I arrived near the end of intersession, armed with a folder of the necessary documents. Having collated the dozen-or-so pieces of paper, I should have been sure of a victorious infiltration. But what if I had forgotten one of my siblings’ middle names on form DS-158? What if my serious-faced photo fell just short of the requisite two-by-two inches?

This predicament was the result of an ill-fated lapse of attention in a Marrakech internet café. Shoulder to shoulder with bellowing German skype-users and unibrowed Moroccan gamers, I failed to notice when my bag, student visa et al., was thieved from my side. Hence, my reapplication for entry to the States.

After a pat down, an X-ray machine for my sketchbook, and the confiscation of my water bottle, I was admitted. I was allowed to keep my shoes.

The Consulate’s hallowed inner sanctuary was a stuffy bunker-like room of visa-hungry Moroccans. I searched in vain for a water cooler to replace my lost bottle. Instead, I was welcomed by a cheerful three-minute promotional video, full of floppy-haired children, happy businessmen, family barbecues, one lone black woman and one woman in a hijab: “I am America!” they cried. “Welcome.”
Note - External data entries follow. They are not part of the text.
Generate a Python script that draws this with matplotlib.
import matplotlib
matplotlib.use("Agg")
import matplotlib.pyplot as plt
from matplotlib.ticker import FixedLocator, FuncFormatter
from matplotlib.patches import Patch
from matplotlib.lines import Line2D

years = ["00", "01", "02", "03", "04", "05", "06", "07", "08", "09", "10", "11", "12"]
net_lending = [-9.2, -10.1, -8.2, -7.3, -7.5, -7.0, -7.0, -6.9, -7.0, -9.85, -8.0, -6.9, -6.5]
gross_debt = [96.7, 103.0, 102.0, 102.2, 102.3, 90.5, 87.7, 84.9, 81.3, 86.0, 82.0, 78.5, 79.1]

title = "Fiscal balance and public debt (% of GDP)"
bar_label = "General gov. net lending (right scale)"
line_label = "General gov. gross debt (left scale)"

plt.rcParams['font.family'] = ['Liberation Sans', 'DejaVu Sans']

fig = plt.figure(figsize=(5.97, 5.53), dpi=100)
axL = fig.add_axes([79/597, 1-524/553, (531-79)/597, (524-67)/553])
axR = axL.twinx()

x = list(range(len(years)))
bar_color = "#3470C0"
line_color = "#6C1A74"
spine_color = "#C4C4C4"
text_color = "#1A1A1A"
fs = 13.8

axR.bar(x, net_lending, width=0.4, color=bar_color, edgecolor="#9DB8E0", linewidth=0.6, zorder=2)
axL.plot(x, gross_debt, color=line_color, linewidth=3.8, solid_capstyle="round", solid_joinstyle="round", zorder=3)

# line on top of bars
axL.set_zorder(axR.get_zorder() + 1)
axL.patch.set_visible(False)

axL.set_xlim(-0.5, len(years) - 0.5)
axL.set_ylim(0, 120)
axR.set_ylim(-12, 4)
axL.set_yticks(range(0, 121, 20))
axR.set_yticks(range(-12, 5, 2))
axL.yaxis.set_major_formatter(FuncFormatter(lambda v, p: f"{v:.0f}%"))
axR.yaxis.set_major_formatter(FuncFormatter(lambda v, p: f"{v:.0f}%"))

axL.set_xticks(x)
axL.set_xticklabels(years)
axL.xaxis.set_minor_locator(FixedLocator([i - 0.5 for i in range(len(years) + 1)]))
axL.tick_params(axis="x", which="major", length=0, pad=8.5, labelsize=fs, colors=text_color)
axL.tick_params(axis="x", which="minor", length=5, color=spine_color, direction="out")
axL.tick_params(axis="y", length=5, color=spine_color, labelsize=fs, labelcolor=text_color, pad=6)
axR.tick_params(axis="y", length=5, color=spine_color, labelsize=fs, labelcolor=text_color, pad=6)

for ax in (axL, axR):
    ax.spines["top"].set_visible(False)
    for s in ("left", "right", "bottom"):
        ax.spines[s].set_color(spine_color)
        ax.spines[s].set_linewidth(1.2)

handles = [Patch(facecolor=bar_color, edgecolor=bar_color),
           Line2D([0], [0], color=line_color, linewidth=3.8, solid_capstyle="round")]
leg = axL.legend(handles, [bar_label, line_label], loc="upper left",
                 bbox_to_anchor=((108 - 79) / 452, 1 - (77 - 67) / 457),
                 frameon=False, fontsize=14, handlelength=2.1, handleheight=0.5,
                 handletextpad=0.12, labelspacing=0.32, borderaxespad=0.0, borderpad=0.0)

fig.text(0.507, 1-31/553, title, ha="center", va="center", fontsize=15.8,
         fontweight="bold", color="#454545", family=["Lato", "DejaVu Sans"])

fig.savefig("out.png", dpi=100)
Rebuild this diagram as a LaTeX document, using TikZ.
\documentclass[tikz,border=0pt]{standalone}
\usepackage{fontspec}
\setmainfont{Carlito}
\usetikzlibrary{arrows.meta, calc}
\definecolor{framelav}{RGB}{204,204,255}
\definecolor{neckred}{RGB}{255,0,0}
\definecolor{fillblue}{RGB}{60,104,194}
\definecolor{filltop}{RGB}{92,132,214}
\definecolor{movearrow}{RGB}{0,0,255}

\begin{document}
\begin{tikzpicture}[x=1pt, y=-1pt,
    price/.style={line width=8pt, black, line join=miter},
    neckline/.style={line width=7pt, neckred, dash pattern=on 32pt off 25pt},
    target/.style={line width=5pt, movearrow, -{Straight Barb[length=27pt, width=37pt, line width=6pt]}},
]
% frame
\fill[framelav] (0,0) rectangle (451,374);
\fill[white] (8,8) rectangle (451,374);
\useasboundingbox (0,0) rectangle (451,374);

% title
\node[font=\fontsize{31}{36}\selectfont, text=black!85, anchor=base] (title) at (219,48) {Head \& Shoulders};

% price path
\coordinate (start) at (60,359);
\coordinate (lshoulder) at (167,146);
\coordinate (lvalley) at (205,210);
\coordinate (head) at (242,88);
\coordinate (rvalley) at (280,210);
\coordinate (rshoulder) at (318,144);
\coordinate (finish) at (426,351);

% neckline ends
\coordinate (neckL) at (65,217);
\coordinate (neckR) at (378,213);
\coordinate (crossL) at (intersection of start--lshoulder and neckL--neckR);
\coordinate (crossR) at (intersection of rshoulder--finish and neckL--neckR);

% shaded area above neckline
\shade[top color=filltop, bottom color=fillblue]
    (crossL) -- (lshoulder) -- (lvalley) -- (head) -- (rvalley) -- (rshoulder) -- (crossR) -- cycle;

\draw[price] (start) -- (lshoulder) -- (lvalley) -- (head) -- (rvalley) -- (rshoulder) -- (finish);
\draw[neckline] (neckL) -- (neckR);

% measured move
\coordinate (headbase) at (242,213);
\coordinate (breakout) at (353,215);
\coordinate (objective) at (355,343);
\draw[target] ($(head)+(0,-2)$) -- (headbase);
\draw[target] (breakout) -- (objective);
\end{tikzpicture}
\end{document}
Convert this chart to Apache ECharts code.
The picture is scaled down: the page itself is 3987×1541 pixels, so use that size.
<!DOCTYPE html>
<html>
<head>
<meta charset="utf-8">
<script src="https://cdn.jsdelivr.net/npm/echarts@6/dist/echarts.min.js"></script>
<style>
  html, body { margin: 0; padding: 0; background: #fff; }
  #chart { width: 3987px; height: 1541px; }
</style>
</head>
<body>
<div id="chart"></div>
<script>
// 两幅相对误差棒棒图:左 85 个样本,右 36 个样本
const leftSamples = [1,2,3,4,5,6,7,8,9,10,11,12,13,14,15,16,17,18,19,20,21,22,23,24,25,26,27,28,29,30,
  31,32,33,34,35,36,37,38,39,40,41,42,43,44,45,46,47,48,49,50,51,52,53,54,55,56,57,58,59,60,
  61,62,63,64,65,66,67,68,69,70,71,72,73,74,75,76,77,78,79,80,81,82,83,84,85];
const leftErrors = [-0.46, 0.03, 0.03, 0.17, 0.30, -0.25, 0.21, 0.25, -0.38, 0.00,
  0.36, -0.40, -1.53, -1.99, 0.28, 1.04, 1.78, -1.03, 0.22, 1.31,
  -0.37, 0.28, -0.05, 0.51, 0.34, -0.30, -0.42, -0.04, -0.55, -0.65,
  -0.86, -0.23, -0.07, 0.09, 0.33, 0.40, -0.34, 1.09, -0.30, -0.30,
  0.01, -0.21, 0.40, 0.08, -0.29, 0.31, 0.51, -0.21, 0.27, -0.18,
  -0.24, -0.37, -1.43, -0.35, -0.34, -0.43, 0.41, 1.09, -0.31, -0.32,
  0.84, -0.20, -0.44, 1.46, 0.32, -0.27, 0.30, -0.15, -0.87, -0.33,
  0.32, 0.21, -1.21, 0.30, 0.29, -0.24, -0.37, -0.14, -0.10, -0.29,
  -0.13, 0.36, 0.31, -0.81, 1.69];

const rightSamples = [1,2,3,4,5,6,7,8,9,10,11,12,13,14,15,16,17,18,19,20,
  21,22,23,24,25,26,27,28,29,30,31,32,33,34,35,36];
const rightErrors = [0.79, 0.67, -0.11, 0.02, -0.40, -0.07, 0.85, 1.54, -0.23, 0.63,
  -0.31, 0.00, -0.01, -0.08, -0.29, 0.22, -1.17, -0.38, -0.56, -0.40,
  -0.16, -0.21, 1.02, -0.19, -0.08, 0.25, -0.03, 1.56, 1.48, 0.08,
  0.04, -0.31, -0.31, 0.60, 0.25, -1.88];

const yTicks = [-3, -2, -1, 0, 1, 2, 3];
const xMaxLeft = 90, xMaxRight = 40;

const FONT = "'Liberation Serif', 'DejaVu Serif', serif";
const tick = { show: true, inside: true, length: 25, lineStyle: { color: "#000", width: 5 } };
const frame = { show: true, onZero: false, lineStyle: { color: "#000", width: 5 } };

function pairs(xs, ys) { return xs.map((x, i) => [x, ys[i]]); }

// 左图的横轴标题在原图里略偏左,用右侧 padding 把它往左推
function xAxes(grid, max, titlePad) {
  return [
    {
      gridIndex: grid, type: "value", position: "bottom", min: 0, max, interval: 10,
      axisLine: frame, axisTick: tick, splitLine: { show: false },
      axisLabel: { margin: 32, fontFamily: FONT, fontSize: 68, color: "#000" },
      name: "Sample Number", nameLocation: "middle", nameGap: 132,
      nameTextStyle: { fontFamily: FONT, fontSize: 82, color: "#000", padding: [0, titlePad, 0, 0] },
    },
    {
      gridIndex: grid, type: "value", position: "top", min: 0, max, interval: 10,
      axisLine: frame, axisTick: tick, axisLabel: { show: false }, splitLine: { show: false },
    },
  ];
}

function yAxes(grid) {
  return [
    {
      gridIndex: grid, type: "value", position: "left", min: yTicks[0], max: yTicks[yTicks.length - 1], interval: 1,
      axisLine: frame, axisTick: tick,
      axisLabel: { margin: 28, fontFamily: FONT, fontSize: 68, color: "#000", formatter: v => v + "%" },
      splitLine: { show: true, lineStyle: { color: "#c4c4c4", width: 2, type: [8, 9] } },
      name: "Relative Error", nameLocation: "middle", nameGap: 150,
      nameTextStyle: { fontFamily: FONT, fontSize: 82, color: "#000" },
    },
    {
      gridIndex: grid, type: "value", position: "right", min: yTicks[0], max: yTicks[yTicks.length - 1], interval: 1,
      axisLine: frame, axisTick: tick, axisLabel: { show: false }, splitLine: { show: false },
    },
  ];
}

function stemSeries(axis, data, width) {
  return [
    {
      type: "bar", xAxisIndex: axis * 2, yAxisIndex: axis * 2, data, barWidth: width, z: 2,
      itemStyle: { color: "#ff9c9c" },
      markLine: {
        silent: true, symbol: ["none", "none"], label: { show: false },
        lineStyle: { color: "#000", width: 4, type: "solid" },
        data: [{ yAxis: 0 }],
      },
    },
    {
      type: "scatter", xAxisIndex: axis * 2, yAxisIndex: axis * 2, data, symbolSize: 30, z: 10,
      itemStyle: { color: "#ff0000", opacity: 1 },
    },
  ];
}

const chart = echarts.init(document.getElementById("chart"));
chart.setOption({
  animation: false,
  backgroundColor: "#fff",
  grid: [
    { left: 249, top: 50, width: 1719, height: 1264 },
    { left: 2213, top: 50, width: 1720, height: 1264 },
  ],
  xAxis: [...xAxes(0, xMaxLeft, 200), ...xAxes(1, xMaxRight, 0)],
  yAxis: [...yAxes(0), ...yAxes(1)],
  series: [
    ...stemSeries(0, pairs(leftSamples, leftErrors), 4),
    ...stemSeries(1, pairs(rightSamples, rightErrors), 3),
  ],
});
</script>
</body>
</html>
After about 30 video loops, or 90 minutes, I was called to a window to present my forms, and told that my replacement visa would be ready the next day.

Of course, I should expect such treatment. I am a foreigner, pursuing my scholarly endeavors here at the pleasure of your government. Surely, an American would be treated differently? An American abroad would no doubt be welcomed with open arms into the soft, sympathetic bosom of his nation’s consular services! Any national abroad, in fact, should surely expect a brotherly welcome from this familiar institution, this happy little chunk of America?

Most of us, consular virgins imagine that, no matter how our people are mistreated and ignored at home, our country is our protector and Paladin abroad. In Washington, cold-hearted lobbyists trade handshakes with spurious politicians and inhuman CIA agents in Gucci sunglasses listen coldly to our wire-tapped weekend plans. But abroad, by god, our government is there for us! It will fight for our life and liberty, smile a familiar smile in a foreign crowd, and be there with a hug and a cup of tea when it all goes wrong.

But even if you don’t think of the Foreign Service as some kind of surrogate parent, most of us imagine that our national embassies—bomb targets as they are—are at least shelters, dispensers of information and help centers. Until you have cause to visit one such haven, it’s hard to realize quite how absurd this illusion is. Helping national citizens is, of course but a small part of embassy duties; they are mostly occupied with far more significant matters: negotiating trade disputes, schmoozing local bigwigs, putting on cultural shows or, if your country is important, promoting its hegemony in the area.

Even the section devoted entirely to citizen and visa services, the consulate, is little more than the paper-generating hub of this apparatus. They operate mostly like unusually officious post offices with Kalashnikov-armed guards outside. Consulates close unexpectedly on both native and foreign holidays, take long lunch breaks and confiscate your cell phone at the door. And then they turn you away because you’re one dirham short of the £70 passport renewal fee. Some of the officials who work there, behind the dreary glass screens, are, no doubt, delightful people. But there’s little they can do: Their job amounts to nothing more than glorified rule-book recital.

Ever since they grew popular in the 1400s, embassies have been more about international power play than relations with local people or their own nationals. But only in the last half-century did they begin to participate fully in the bureaucratic inanity of modern government. Perhaps more than any other political institution, national consulates demonstrate the discrepancy between our hopes for meaningful government and the pragmatic reality of faceless, centralized administration. Instead of providing informed support (and often despite well-intentioned efforts to do so), governmental bodies are mired in paranoid self-regulation. Because, internally, what really matters to the government is not that the average citizen shouldn’t have to pay $100 to obtain basic travel documents, but that all the correct boxes are checked.

Juliet S. Samuel ’09, a former Crimson editorial executive, is a social studies concentrator in Eliot House.